→ Source data
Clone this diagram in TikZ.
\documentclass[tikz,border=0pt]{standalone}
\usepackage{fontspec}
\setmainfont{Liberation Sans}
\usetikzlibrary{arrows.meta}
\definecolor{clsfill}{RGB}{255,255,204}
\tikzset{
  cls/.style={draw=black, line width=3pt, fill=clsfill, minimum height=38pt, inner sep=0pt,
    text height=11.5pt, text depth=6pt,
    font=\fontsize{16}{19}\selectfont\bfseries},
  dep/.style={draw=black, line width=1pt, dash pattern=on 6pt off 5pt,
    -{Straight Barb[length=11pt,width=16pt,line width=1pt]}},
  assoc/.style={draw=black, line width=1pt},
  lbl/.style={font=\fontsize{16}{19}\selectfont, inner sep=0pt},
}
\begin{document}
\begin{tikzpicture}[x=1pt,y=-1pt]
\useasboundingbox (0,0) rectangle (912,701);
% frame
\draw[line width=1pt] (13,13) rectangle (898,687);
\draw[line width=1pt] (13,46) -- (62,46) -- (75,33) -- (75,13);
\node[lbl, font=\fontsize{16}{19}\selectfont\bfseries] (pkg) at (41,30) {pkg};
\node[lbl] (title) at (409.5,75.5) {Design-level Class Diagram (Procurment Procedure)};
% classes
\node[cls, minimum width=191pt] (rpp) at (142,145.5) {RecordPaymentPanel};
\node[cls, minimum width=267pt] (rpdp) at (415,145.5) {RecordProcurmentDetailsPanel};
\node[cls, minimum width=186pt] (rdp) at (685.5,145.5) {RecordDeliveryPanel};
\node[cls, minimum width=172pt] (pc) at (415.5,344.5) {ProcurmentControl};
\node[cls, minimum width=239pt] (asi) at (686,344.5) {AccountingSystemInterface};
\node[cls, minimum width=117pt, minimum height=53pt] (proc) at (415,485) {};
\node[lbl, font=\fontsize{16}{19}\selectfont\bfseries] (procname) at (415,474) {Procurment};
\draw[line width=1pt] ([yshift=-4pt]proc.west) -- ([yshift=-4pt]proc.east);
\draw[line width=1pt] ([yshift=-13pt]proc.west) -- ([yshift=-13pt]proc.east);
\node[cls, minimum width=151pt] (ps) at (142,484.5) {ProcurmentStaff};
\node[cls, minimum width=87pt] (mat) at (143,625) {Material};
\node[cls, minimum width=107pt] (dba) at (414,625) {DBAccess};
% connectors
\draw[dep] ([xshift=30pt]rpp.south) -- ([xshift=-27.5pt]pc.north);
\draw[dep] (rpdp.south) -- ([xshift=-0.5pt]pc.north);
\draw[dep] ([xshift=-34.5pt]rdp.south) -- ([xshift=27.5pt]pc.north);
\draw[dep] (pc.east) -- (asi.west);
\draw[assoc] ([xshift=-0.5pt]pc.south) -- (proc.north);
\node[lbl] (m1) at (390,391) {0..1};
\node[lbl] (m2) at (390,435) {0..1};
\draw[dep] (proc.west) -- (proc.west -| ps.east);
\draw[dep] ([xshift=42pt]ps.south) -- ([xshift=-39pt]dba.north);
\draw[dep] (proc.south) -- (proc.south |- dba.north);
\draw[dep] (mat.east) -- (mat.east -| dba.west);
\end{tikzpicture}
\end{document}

→ To do
Retype the material above, line by line, exactly.

→ Solution for this exercise
Clone this diagram in TikZ.
\documentclass[tikz,border=0pt]{standalone}
\usepackage{fontspec}
\setmainfont{Liberation Sans}
\usetikzlibrary{arrows.meta}
\definecolor{clsfill}{RGB}{255,255,204}
\tikzset{
  cls/.style={draw=black, line width=3pt, fill=clsfill, minimum height=38pt, inner sep=0pt,
    text height=11.5pt, text depth=6pt,
    font=\fontsize{16}{19}\selectfont\bfseries},
  dep/.style={draw=black, line width=1pt, dash pattern=on 6pt off 5pt,
    -{Straight Barb[length=11pt,width=16pt,line width=1pt]}},
  assoc/.style={draw=black, line width=1pt},
  lbl/.style={font=\fontsize{16}{19}\selectfont, inner sep=0pt},
}
\begin{document}
\begin{tikzpicture}[x=1pt,y=-1pt]
\useasboundingbox (0,0) rectangle (912,701);
% frame
\draw[line width=1pt] (13,13) rectangle (898,687);
\draw[line width=1pt] (13,46) -- (62,46) -- (75,33) -- (75,13);
\node[lbl, font=\fontsize{16}{19}\selectfont\bfseries] (pkg) at (41,30) {pkg};
\node[lbl] (title) at (409.5,75.5) {Design-level Class Diagram (Procurment Procedure)};
% classes
\node[cls, minimum width=191pt] (rpp) at (142,145.5) {RecordPaymentPanel};
\node[cls, minimum width=267pt] (rpdp) at (415,145.5) {RecordProcurmentDetailsPanel};
\node[cls, minimum width=186pt] (rdp) at (685.5,145.5) {RecordDeliveryPanel};
\node[cls, minimum width=172pt] (pc) at (415.5,344.5) {ProcurmentControl};
\node[cls, minimum width=239pt] (asi) at (686,344.5) {AccountingSystemInterface};
\node[cls, minimum width=117pt, minimum height=53pt] (proc) at (415,485) {};
\node[lbl, font=\fontsize{16}{19}\selectfont\bfseries] (procname) at (415,474) {Procurment};
\draw[line width=1pt] ([yshift=-4pt]proc.west) -- ([yshift=-4pt]proc.east);
\draw[line width=1pt] ([yshift=-13pt]proc.west) -- ([yshift=-13pt]proc.east);
\node[cls, minimum width=151pt] (ps) at (142,484.5) {ProcurmentStaff};
\node[cls, minimum width=87pt] (mat) at (143,625) {Material};
\node[cls, minimum width=107pt] (dba) at (414,625) {DBAccess};
% connectors
\draw[dep] ([xshift=30pt]rpp.south) -- ([xshift=-27.5pt]pc.north);
\draw[dep] (rpdp.south) -- ([xshift=-0.5pt]pc.north);
\draw[dep] ([xshift=-34.5pt]rdp.south) -- ([xshift=27.5pt]pc.north);
\draw[dep] (pc.east) -- (asi.west);
\draw[assoc] ([xshift=-0.5pt]pc.south) -- (proc.north);
\node[lbl] (m1) at (390,391) {0..1};
\node[lbl] (m2) at (390,435) {0..1};
\draw[dep] (proc.west) -- (proc.west -| ps.east);
\draw[dep] ([xshift=42pt]ps.south) -- ([xshift=-39pt]dba.north);
\draw[dep] (proc.south) -- (proc.south |- dba.north);
\draw[dep] (mat.east) -- (mat.east -| dba.west);
\end{tikzpicture}
\end{document}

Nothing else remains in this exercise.